Under the FAA, "Congress' Commerce Clause power 'may be exercised in individual
cases without showing any specific effect upon interstate commerce' if in the
aggregate the economic activity in question would represent 'a general practice . . .
subject to federal control.'" Citizens Bank, 539 U.S. at 56–57 (citation omitted).

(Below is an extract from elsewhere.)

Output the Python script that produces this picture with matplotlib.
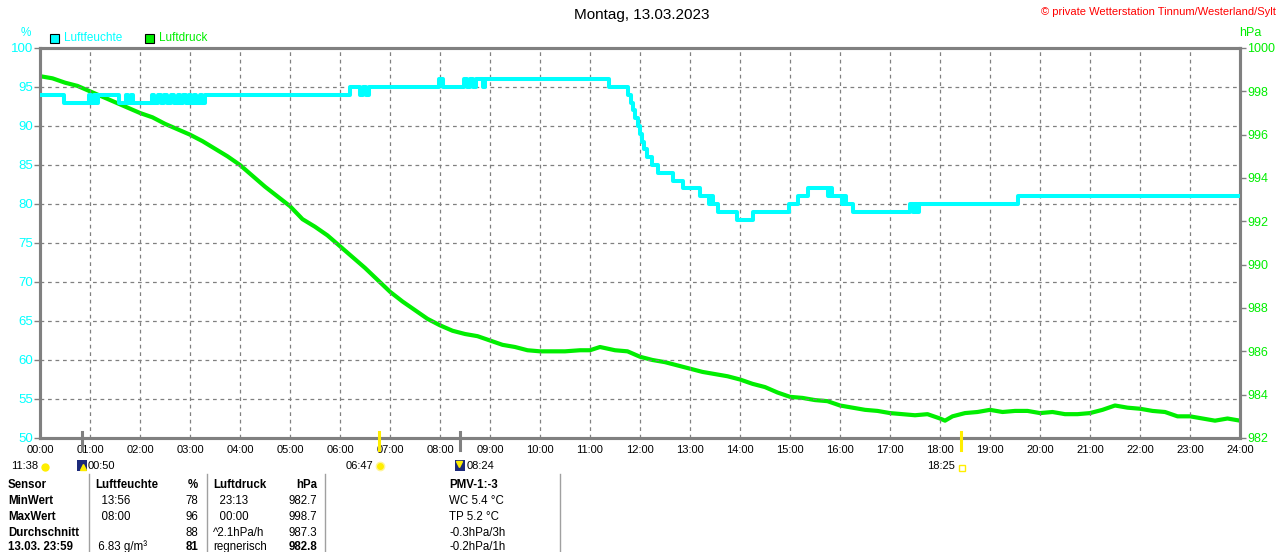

Unlike the banking industry at issue in Citizens Bank, the uniform supply business
is not an activity that is, in general, subject to federal control. Reviewing the
contract, the pleadings, and surrounding facts reveals that the contract was between
a Massachusetts company and a South Carolina company. There is no other sign the
contract was to be performed using instrumentalities or channels of interstate
commerce, or that the uniform supply involved any thing or matter located beyond
South Carolina's borders.

The problem we see with the court of appeals' conclusion is that the points it relied
upon to find the contract between Hicks and UniFirst involved interstate commerce
debuted too late: they first appeared in UniFirst's motion to alter or amend and were
never mentioned by the circuit court. The court of appeals could not use them to
rescue UniFirst's interstate commerce argument. See Johnson v. Sonoco Prods. Co.,
381 S.C. 172, 177, 672 S.E.2d 567, 570 (2009) ("An issue may not be raised for the
first time in a motion to reconsider."); Spreeuw v. Barker, 385 S.C. 45, 68–69, 682
S.E.2d 843, 855 (Ct. App. 2009) (stating evidence that first appeared as attachment
to a Rule 59(e), SCRCP motion cannot be considered on appeal). At any rate, the
points came from assertions made by UniFirst's counsel. They are not mentioned in
the pleadings, not apparent from the language of the contract, nor supported by
affidavits or other evidence. It was error to rely on them in deciding whether the
contract involves interstate commerce. See McClurg v. Deaton, 395 S.C. 85, 86 n.1,
716 S.E.2d 887, 887 n.1 (2011) ("[A m]emorandum in support of a motion is not
evidence."); 6 C.J.S. Arbitration § 70 ("Statements in motions and briefs do not
constitute evidence to be considered by a trial court when ruling on a motion to
compel arbitration.").
In sum, because the contract between Hicks and UniFirst did not involve interstate
commerce in fact, the order of the circuit court denying UniFirst's motion to compel
arbitration is affirmed, and the court of appeals' opinion is
REVERSED.

BEATTY, C.J., KITTREDGE, FEW and JAMES, JJ., concur.